The Tangible Benefits of a Rebalanced Network
Okay, so it’s a reaction to chaos. But what’s the actual upside? Let’s break it down.
| Benefit | Nearshoring Impact | Friend-Shoring Impact |
| Risk Mitigation | Reduces disruption from distant natural disasters, long transport routes. | Shields against political fallout, intellectual property theft, and sanctions. |
| Agility & Speed | Enables faster delivery (days vs. weeks), quicker response to market changes. | Simplifies coordination and crisis communication with trusted partners. |
| Sustainability | Lowers carbon footprint from shipping and air freight. Significantly. | Aligns with ESG goals through shared environmental and labor standards. |
| Quality & Innovation | Easier in-person collaboration, tighter quality control loops. | Fosters secure R&D partnerships and knowledge sharing. |
You see, it’s not just about avoiding the next crisis. It’s about gaining a competitive edge through speed, trust, and sustainability. That’s a powerful combo.
It’s Not All Smooth Sailing: The Challenges to Navigate
Let’s not sugarcoat it. Transitioning global supply chains is a monumental task. It’s expensive, complex, and comes with its own set of headaches.
- Higher Initial Costs: Labor and operating costs in nearshored/friend-shored locations are often higher than in traditional low-cost regions. The ROI comes from reduced risk and long-term stability, not upfront savings.
- Capacity & Scaling Issues: Can Mexico or Eastern Europe absorb all the demand leaving Asia? Not overnight. Building new supplier ecosystems and skilled workforces takes time and investment.
- The “China Plus One” Dilemma: Many companies aren’t fully leaving Asia—they’re adopting a “China Plus One” strategy, adding a backup. This adds complexity, not reduces it, at least initially.
- Potential for New Bottlenecks: Concentrating too much in one new “friend-shored” region could, ironically, create fresh single points of failure. The goal is diversification, not re-concentration.
Building Your Resilient Network: A Practical Approach
So, where do you start if this is on your radar? Throwing a dart at a map of friendly countries isn’t the answer. Here’s a more sensible path forward.

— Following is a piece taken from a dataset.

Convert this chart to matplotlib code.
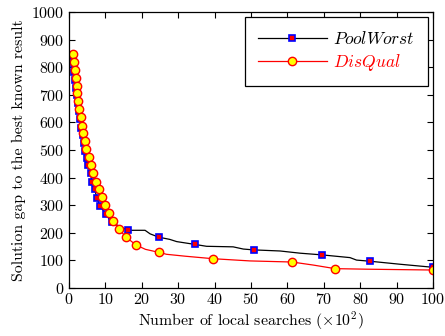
import matplotlib
matplotlib.use("Agg")
import matplotlib.pyplot as plt

plt.rcParams['font.family'] = 'serif'
plt.rcParams['font.serif'] = ['cmr10', 'DejaVu Serif']
plt.rcParams['mathtext.fontset'] = 'cm'
plt.rcParams['axes.unicode_minus'] = False
plt.rcParams['axes.formatter.use_mathtext'] = True

# PoolWorst series (x in 10^2 local searches, gap)
pw_x = [1.1, 1.3, 1.5, 1.75, 2.0, 2.2, 2.45, 2.7, 3.05, 3.4, 3.75, 4.1, 4.5, 4.9,
        5.2, 6.0, 6.2, 7.1, 7.6, 8.5, 10.1, 11.7, 16.1, 20.9, 22.3, 24.7, 27.7,
        29.6, 34.5, 37.8, 45.1, 47.9, 50.7, 58.0, 63.5, 69.4, 77.2, 79.0, 82.6,
        90.9, 98.3, 100]
pw_y = [840, 812, 783, 755, 726, 698, 669, 640, 611, 581, 553, 524, 495, 470,
        446, 416, 385, 358, 327, 298, 267, 238, 209, 209, 196, 184, 176,
        168, 158, 151, 149, 141, 138, 134, 126, 120, 110, 101, 97,
        86, 77, 75]
pw_mark = [0, 1, 2, 3, 4, 5, 6, 7, 8, 9, 10, 11, 12, 13, 14, 15, 16, 17, 18, 19,
           20, 21, 22, 25, 28, 32, 35, 38, 41]

# DisQual series
dq_x = [1.18, 1.37, 1.57, 1.84, 2.1, 2.3, 2.55, 2.83, 3.2, 3.57, 3.93, 4.3, 4.75,
        5.4, 6.0, 6.7, 7.5, 8.2, 9.15, 9.9, 11.0, 12.1, 13.8, 15.6, 18.4, 21.0,
        24.7, 26.8, 32.0, 39.6, 49.7, 61.3, 67.1, 73.1, 81.8, 100]
dq_y = [848, 819, 790, 762, 733, 705, 676, 647, 618, 588, 560, 531, 502,
        473, 446, 416, 385, 358, 329, 300, 272, 244, 213, 185, 156, 140,
        129, 122, 115, 106, 98, 94, 83, 70, 68, 65]
dq_mark = [0, 1, 2, 3, 4, 5, 6, 7, 8, 9, 10, 11, 12, 13, 14, 15, 16, 17, 18, 19,
           20, 21, 22, 23, 24, 26, 29, 31, 33, 35]

x_ticks = [0, 10, 20, 30, 40, 50, 60, 70, 80, 90, 100]
y_ticks = [0, 100, 200, 300, 400, 500, 600, 700, 800, 900, 1000]

fig = plt.figure(figsize=(4.45, 3.36), dpi=100)
ax = fig.add_axes([0.155, 0.143, 0.818, 0.821])

ax.plot(pw_x, pw_y, color='black', lw=0.9, marker='s', markersize=4.2,
        markerfacecolor='red', markeredgecolor='blue', markeredgewidth=1.2,
        markevery=pw_mark, label=r'$PoolWorst$')
ax.plot(dq_x, dq_y, color='red', lw=0.9, marker='o', markersize=6,
        markerfacecolor='yellow', markeredgecolor='red', markeredgewidth=1.0,
        markevery=dq_mark, label=r'$DisQual$')

ax.set_xlim(0, 100)
ax.set_ylim(0, 1000)
ax.set_xticks(x_ticks)
ax.set_yticks(y_ticks)
ax.tick_params(direction='in', top=True, right=True, length=4, labelsize=11.5, pad=3)
for s in ax.spines.values():
    s.set_linewidth(0.9)

ax.set_xlabel(r'Number of local searches $(\times 10^2)$', fontsize=11.4, labelpad=2)
ax.set_ylabel('Solution gap to the best known result', fontsize=11.4, labelpad=4)

leg = ax.legend(loc='upper right', fontsize=12.5, frameon=True, fancybox=False,
                edgecolor='black', framealpha=1, handlelength=4.0,
                handletextpad=0.35, borderpad=0.75, labelspacing=0.3,
                borderaxespad=0, bbox_to_anchor=(0.986, 0.982))
leg.get_frame().set_linewidth(0.9)
leg.get_texts()[1].set_color('red')

fig.savefig('out.png', dpi=100)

- Conduct a Vulnerability Audit. Map your supply chain end-to-end. Identify your single points of failure and highest-risk nodes. Be brutally honest.
- Prioritize, Don’t Boil the Ocean. Start with your most critical, high-value, or volatile components. You don’t need to move everything at once.

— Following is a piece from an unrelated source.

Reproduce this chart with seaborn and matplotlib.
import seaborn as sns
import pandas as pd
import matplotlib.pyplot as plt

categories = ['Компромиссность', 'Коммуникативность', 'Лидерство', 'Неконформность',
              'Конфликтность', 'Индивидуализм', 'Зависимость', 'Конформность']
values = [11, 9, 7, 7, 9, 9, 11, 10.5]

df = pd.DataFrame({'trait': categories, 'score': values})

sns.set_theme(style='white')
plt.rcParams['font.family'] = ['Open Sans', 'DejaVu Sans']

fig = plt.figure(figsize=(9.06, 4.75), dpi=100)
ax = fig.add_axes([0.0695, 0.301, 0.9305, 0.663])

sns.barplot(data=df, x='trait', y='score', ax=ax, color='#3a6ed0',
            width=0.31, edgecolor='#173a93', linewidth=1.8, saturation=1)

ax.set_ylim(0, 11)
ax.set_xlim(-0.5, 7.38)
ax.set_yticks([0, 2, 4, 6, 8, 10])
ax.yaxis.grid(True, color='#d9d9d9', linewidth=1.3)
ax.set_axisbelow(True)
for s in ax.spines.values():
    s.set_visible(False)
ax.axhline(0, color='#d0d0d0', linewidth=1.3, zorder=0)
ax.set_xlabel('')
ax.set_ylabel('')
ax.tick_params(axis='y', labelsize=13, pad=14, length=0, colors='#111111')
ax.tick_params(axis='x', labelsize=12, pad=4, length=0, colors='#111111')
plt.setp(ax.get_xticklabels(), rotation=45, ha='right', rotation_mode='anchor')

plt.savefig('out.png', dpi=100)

- Look for Clusters. Seek out regions where supplier networks and talent pools are already forming. There’s strength in clusters—think automotive in Central Europe or tech in certain areas of Latin America.
- Invest in Relationships. This is key. Friend-shoring is built on trust. This means long-term partnerships, joint investments in training, and transparent communication. It’s a marriage, not a transaction.
- Leverage Technology. Use supply chain visibility software to manage your new, more distributed network. You need clear data to make it work.
The Bigger Picture: A World of Trading Blocs?
Stepping back, this trend points to something larger. We might be moving away from a fully globalized, interconnected model toward a world of stronger regional blocs—the Americas, Europe, and Asia-Pacific—with deep ties between allied blocs. Trade becomes less about pure cost and more about shared values, security, and, yes, resilience.
It’s a recalibration. One that acknowledges that the cheapest route is often the most fragile. And in today’s world, fragility is a cost few can afford.
The ultimate goal isn’t to build walls. It’s to build bridges—but bridges made of steel, not string. Bridges that can weather the storm and keep commerce, and connection, firmly intact.